Au procès, elle n’aura pas un mot d’empathie à l’égard de la fillette et de ses parents, préférant évoquer « le choc » d’être accusée, à tort selon elle, d’être coupable de la mort d’un enfant, quand elle se jugeait simplement « exigeante ». En dehors des plaintes déposées contre elle, elle avait la réputation d’être dure, cassante, les élèves redoutaient d’être dans sa classe, et elle les rabaissait fréquemment en les traitant de « bêtes » ou de futurs SDF sans cerveaux. J’ai connu un professeur qui utilisait les mêmes méthodes et un vocabulaire presque identique, il y a bien longtemps. Je crois qu’il craignait par-dessus tout d’être « chahuté » et d’en être définitivement stigmatisé aux yeux de ses collègues et de l’administration.

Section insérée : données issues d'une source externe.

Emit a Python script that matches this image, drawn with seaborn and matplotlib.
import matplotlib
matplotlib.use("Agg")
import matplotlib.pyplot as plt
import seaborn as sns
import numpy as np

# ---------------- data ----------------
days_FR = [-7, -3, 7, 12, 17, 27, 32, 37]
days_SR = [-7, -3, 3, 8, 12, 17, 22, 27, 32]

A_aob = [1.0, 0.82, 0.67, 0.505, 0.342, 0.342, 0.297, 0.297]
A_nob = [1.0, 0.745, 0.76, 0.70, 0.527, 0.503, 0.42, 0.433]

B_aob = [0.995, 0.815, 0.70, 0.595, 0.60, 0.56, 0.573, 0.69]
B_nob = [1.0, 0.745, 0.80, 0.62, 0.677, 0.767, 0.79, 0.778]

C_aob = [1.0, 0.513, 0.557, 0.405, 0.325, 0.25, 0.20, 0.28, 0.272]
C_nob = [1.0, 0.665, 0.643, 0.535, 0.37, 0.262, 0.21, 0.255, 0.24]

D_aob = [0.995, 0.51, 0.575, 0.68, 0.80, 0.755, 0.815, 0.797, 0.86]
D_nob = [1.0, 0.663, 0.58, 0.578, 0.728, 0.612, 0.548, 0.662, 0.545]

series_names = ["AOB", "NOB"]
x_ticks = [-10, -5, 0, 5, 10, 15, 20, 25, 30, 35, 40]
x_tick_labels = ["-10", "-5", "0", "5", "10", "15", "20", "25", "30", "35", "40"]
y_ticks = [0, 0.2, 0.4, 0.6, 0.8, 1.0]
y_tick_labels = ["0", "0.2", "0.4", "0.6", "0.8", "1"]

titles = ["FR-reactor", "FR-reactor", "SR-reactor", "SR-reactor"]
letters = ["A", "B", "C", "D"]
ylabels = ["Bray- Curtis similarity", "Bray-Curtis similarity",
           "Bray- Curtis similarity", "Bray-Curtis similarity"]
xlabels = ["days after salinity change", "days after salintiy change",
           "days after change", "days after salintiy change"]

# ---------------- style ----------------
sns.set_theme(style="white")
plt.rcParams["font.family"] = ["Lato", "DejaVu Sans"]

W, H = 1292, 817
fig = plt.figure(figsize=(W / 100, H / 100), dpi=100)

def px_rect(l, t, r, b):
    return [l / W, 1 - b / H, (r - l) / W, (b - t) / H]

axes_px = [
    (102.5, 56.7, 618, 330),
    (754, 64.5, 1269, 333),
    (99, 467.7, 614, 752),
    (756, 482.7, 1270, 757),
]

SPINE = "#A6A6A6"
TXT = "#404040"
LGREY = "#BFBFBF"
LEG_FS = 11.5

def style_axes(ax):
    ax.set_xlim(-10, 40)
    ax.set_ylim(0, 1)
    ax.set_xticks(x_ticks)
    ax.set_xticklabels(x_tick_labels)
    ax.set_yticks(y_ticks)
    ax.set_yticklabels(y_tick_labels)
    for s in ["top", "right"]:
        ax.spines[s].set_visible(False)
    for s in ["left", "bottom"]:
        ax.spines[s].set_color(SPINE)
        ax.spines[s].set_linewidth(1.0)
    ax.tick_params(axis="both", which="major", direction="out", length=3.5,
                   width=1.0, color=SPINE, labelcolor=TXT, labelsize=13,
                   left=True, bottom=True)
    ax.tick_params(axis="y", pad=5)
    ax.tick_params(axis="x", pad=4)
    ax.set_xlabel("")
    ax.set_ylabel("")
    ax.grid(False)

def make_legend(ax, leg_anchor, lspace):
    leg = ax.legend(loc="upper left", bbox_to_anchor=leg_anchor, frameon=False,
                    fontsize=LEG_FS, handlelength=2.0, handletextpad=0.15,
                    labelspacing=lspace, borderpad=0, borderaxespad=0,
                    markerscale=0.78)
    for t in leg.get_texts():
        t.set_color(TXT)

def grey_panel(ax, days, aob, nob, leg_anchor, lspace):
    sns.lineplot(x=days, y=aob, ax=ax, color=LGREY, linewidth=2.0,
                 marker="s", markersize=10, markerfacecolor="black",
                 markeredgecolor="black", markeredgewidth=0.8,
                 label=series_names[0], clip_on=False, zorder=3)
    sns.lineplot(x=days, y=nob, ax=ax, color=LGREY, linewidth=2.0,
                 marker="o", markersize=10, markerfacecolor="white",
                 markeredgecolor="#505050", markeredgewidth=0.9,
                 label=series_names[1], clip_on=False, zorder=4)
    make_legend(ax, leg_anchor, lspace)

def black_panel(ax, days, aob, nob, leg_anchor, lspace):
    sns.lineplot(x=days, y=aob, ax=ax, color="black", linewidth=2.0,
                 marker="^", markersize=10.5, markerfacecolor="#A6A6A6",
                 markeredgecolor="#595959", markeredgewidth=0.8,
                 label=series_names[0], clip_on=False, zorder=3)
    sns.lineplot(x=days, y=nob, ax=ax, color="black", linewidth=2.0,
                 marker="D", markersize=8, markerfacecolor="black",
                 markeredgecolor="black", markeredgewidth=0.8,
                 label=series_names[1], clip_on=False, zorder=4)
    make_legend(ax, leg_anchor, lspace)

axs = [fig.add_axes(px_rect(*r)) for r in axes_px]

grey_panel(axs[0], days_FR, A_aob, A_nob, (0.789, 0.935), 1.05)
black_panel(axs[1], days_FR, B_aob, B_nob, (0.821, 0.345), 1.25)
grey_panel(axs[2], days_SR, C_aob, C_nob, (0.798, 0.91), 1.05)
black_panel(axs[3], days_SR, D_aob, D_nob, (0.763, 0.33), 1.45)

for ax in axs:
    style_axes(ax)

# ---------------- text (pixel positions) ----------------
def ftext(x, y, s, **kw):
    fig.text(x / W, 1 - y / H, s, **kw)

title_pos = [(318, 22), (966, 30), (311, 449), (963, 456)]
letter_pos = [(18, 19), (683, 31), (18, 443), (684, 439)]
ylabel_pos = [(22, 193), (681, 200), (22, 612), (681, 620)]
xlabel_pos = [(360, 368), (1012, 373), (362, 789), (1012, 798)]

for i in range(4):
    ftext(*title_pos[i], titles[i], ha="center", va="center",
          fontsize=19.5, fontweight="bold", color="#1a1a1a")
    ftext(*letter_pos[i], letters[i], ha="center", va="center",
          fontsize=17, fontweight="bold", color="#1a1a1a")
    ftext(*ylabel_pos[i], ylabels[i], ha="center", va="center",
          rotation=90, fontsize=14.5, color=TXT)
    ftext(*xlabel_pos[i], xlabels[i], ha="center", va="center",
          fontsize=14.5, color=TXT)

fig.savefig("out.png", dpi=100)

Il faut d’ailleurs noter que l’enseignante d’Evaëlle, d’une part, était sûre de son bon droit dans ses méthodes basées sur l’autorité, et d’autre part avait subi avec succès les évaluations de sa hiérarchie. Elle encourt une peine de 18 mois de prison avec sursis, réclamée par le parquet, qui demande également une interdiction définitive d’exercer son métier. Pendant le procès, lorsqu’elle a été interrogée, elle a surtout montré que son attitude défensive, caractérisée par une grande rigidité, masquait probablement une difficulté à se décentrer d’elle-même. Reste à savoir si elle a eu conscience de faire un tort considérable aux élèves les plus fragiles désignés comme victimes expiatoires d’une situation difficile. S’est-elle rendu compte de l’exemple désastreux que ses railleries pouvaient donner à de jeunes élèves en devenir, au moment où le harcèlement scolaire entre les enfants se développe comme un véritable fléau amplifié par l’importance des réseaux sociaux ? Cette période de la vie qui voit de grands changements s’opérer, au point de pouvoir parler avec Françoise Dolto de complexe du homard, très fragilisé par son changement de carapace, l’adolescence, donc, peut bouleverser le destin d’un jeune, pour le meilleur ou pour le pire. Cela ne fera pas revenir Evaëlle, mais peut sauver d’autres jeunes. Verdict le 10 avril.